▶ Exercise instructions
Check each line of the material. Copy those containing "chart".

▶ Source data

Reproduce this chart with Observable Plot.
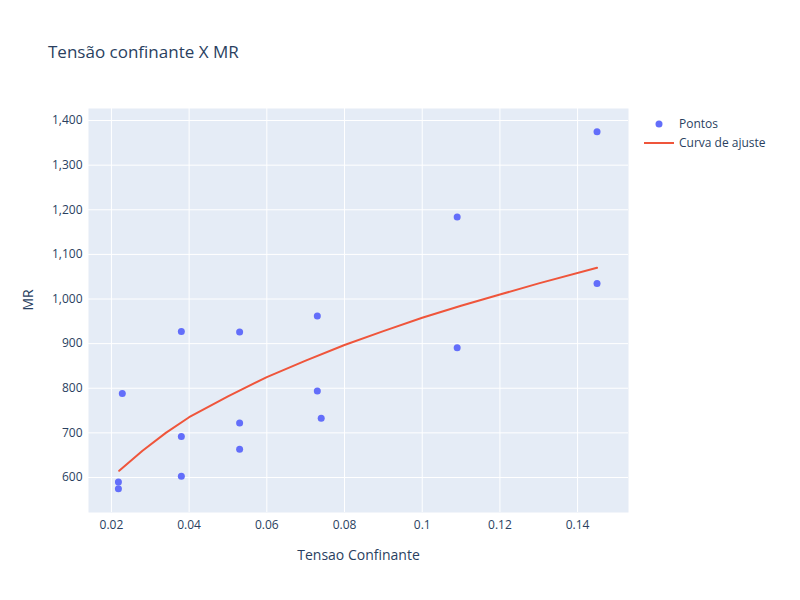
<!DOCTYPE html>
<html><head><meta charset="utf-8">
<script src="https://cdn.jsdelivr.net/npm/d3@7"></script>
<script src="https://cdn.jsdelivr.net/npm/@observablehq/plot@0.6"></script>
<style>
body{margin:0;font-family:"Open Sans",sans-serif;color:#2a3f5f}
#wrap{position:relative;width:800px;height:600px;background:#fff}
#title{position:absolute;left:48px;top:40px;font-size:17px}
#legend{position:absolute;left:644px;top:114px;font-size:12px}
#legend div{display:flex;align-items:center;height:19px}
</style></head><body>
<div id="wrap">
<div id="title">Tensão confinante X MR</div>
<div id="legend">
<div><svg width="30" height="12"><circle cx="15" cy="6" r="3.5" fill="#636efa"/></svg><span style="margin-left:5px">Pontos</span></div>
<div><svg width="30" height="12"><line x1="0" x2="30" y1="6" y2="6" stroke="#ef553b" stroke-width="2"/></svg><span style="margin-left:5px">Curva de ajuste</span></div>
</div>
<div id="chart"></div>
</div>
<script>
const pontosX = [0.0218,0.0218,0.0228,0.038,0.038,0.038,0.053,0.053,0.053,0.073,0.073,0.074,0.109,0.109,0.145,0.145];
const pontosY = [575,590,788,927,692,603,926,722,663,962,794,733,1184,891,1375,1035];
const curvaX = [0.022,0.028,0.034,0.04,0.05,0.06,0.07,0.08,0.09,0.1,0.11,0.12,0.13,0.145];
const curvaY = [615,660,700,735,782,825,862,897,928,958,985,1010,1035,1070];

const pontos = pontosX.map((x,i)=>({x,y:pontosY[i]}));
const curva = curvaX.map((x,i)=>({x,y:curvaY[i]}));

const chart = Plot.plot({
  width: 800, height: 600,
  marginLeft: 88, marginRight: 172, marginTop: 108, marginBottom: 88,
  style: {fontFamily: '"Open Sans",sans-serif', fontSize: "12px", color: "#2a3f5f", background: "transparent"},
  x: {domain: [0.0141, 0.1531], ticks: [0.02,0.04,0.06,0.08,0.1,0.12,0.14], tickFormat: d => String(+d.toFixed(2)), tickSize: 0, tickPadding: 8, label: null},
  y: {domain: [521.5, 1427], ticks: d3.range(600,1401,100), tickSize: 0, tickPadding: 6, label: null},
  marks: [
    Plot.frame({fill: "#e5ecf6", stroke: null}),
    Plot.gridX({stroke: "#fff", strokeOpacity: 1, strokeWidth: 1}),
    Plot.gridY({stroke: "#fff", strokeOpacity: 1, strokeWidth: 1}),
    Plot.axisX({tickSize: 0, tickPadding: 8, ticks: [0.02,0.04,0.06,0.08,0.1,0.12,0.14], tickFormat: d => String(+d.toFixed(2)), label: null}),
    Plot.axisY({tickSize: 0, tickPadding: 6, ticks: d3.range(600,1401,100), label: null}),
    Plot.line(curva, {x: "x", y: "y", stroke: "#ef553b", strokeWidth: 2}),
    Plot.dot(pontos, {x: "x", y: "y", r: 3.5, fill: "#636efa"}),
    Plot.text(["Tensao Confinante"], {frameAnchor: "bottom", dy: 47, fontSize: 14, fill: "#2a3f5f"}),
    Plot.text(["MR"], {frameAnchor: "left", dx: -60, rotate: -90, fontSize: 14, fill: "#2a3f5f"})
  ]
});
d3.select('#chart').append(() => chart);
</script>
</body></html>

▶ The response
Reproduce this chart with Observable Plot.
<div id="chart"></div>
const chart = Plot.plot({
d3.select('#chart').append(() => chart);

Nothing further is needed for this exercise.